Patent Issued for Method and Device for Improved Ontology Engineering

September 2, 2014

By a News Reporter-Staff News Editor at Information Technology Newsweekly -- Collibra NV/SA (Brussels, BE) has been issued patent number 8812553, according to news reporting originating out of Alexandria, Virginia, by VerticalNews editors.

The patent's inventors are Trog, Damien (Oudergem, BE); Christiaens, Stijn (Zele, BE); De Leenheer, Pieter (Brussel, BE); Van De Maele, Felix Urbain Yolande (B-Oostende, BE); Meersman, Robert Alfons (Deurne, BE).

This patent was filed on April 29, 2010 and was published online on August 19, 2014.

From the background information supplied by the inventors, news correspondents obtained the following quote: "Internet and other open connectivity environments create a strong demand for sharing the semantics of data. Ontology systems are becoming increasingly essential for nearly all computer applications. Organizations are looking towards them as vital machine-processable semantic resources for many application areas. An ontology is an agreed understanding (i.e. semantics) of a certain domain, axiomatized and represented formally as logical theory in the form of a computer-based resource. By sharing an ontology, autonomous and distributed applications can meaningfully communicate to exchange data and thus make transactions interoperate independently of their internal technologies.

"Ontologies capture domain knowledge of a particular part of the real-world, e.g., knowledge about product delivery. Ontologies can be seen as a formal representation of the knowledge by a set of concepts and the relationships between those concepts within a domain. Ontologies must capture this knowledge independently of application requirements (e.g. customer product delivery application vs. deliverer product delivery application). Application-independence is the main disparity between an ontology and a classical data schema (e.g., EER, ORM, UML) although each captures knowledge at a conceptual level. For example, many researchers have confused ontologies with data schemes, knowledge bases, or even logic programs. Unlike a conceptual data schema or a 'classical' knowledge base that captures semantics for a given enterprise application, the main and fundamental advantage of an ontology is that it captures domain knowledge highly independent of any particular application or task. A consensus on ontological content is the main requirement in ontology engineering, and this is what mainly distinguishes it from conceptual data modelling.

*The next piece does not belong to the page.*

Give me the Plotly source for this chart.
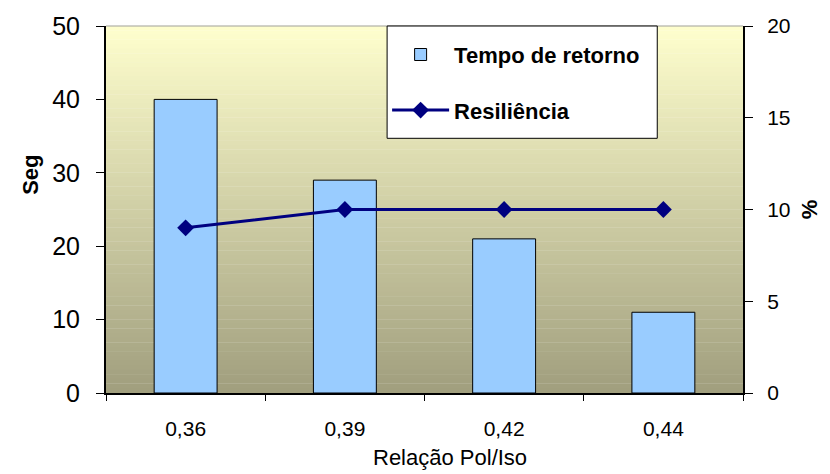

"The main foundational challenge in ontology engineering is the trade-off between ontology usability and reusability. The more an ontology is independent of application perspectives, the less usable it will be. In contrast, the closer an ontology is to application perspectives, the less reusable it will be.

"Certain prior art systems use XML schemas as so-called ontologies. However, XML schemas are not ontologies for the following reasons. They define a single representation syntax for a particular problem domain but not the semantics of domain elements. They define the sequence and hierarchical ordering of fields in a valid document instance, but do not specify the semantics of this ordering. For example, there is no explicit semantics of nesting elements. They do not aim at carving out re-usable, context-independent categories of things--e.g. whether a data element 'student' refers to the human being or the role of being as student. Quite the opposite, one can often observe that XML schema definitions tangle very different categories in their element definitions, which hampers the reuse of respective XML data in new contexts.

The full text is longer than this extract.